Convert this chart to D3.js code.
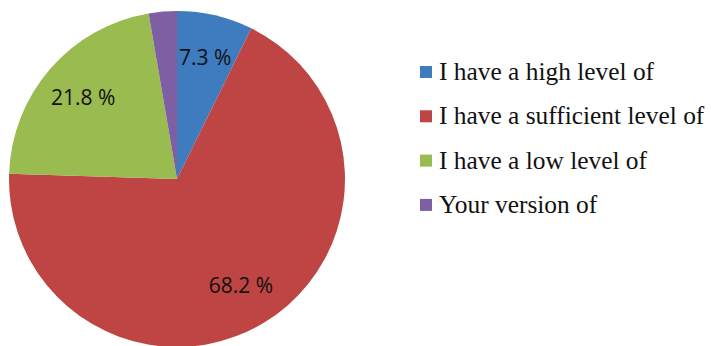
<!DOCTYPE html>
<html>
<head>
<meta charset="utf-8">
<script src="https://cdnjs.cloudflare.com/ajax/libs/d3/7.8.5/d3.min.js"></script>
</head>
<body style="margin:0;background:#fff">
<svg id="chart" width="711" height="346"></svg>
<script>
// data
const categories = ["I have a high level of", "I have a sufficient level of", "I have a low level of", "Your version of"];
const values = [7.3, 68.2, 21.8, 2.7];
const colors = ["#3f7bbf", "#be4543", "#9abb4f", "#7f5fa3"];
const shownLabels = ["7.3 %", "68.2 %", "21.8 %", ""];

const svg = d3.select("#chart");
const cx = 177, cy = 179, R = 168;

const pie = d3.pie().sort(null).value(d => d.v);
const arc = d3.arc().innerRadius(0).outerRadius(R);
const labelArc = d3.arc().innerRadius(R * 0.74).outerRadius(R * 0.74);

const rows = categories.map((c, i) => ({ c: c, v: values[i], col: colors[i], lab: shownLabels[i] }));
const arcs = pie(rows);

const g = svg.append("g").attr("transform", `translate(${cx},${cy})`);

g.selectAll("path").data(arcs).enter().append("path")
    .attr("d", arc)
    .attr("fill", d => d.data.col);

g.selectAll("text").data(arcs.filter(d => d.data.lab)).enter().append("text")
    .attr("transform", d => `translate(${labelArc.centroid(d)})`)
    .attr("text-anchor", "middle")
    .attr("dy", "0.35em")
    .attr("font-family", "Open Sans")
    .attr("font-size", 21)
    .attr("fill", "#111")
    .text(d => d.data.lab);

// legend
const legend = svg.append("g")
    .attr("transform", "translate(420,72)")
    .attr("font-family", "Liberation Serif");

rows.forEach((d, i) => {
    const y = i * 44.3;
    legend.append("rect")
        .attr("x", 0).attr("y", y - 6)
        .attr("width", 12).attr("height", 12)
        .attr("fill", d.col);
    legend.append("text")
        .attr("x", 19).attr("y", y + 8)
        .attr("font-family", "Liberation Serif")
        .attr("font-size", 25.4)
        .attr("fill", "#111")
        .text(d.c);
});
</script>
</body>
</html>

══════════════════════════════

- **Exercise task**: Without any pictures, reproduce the lines from the first one in the material through the line that has "const cx = 177, cy = 179, R = 168;", exactly as they appear.

- **Full solution**:
Convert this chart to D3.js code.
<!DOCTYPE html>
<html>
<head>
<meta charset="utf-8">
<script src="https://cdnjs.cloudflare.com/ajax/libs/d3/7.8.5/d3.min.js"></script>
</head>
<body style="margin:0;background:#fff">
<svg id="chart" width="711" height="346"></svg>
<script>
// data
const categories = ["I have a high level of", "I have a sufficient level of", "I have a low level of", "Your version of"];
const values = [7.3, 68.2, 21.8, 2.7];
const colors = ["#3f7bbf", "#be4543", "#9abb4f", "#7f5fa3"];
const shownLabels = ["7.3 %", "68.2 %", "21.8 %", ""];

const svg = d3.select("#chart");
const cx = 177, cy = 179, R = 168;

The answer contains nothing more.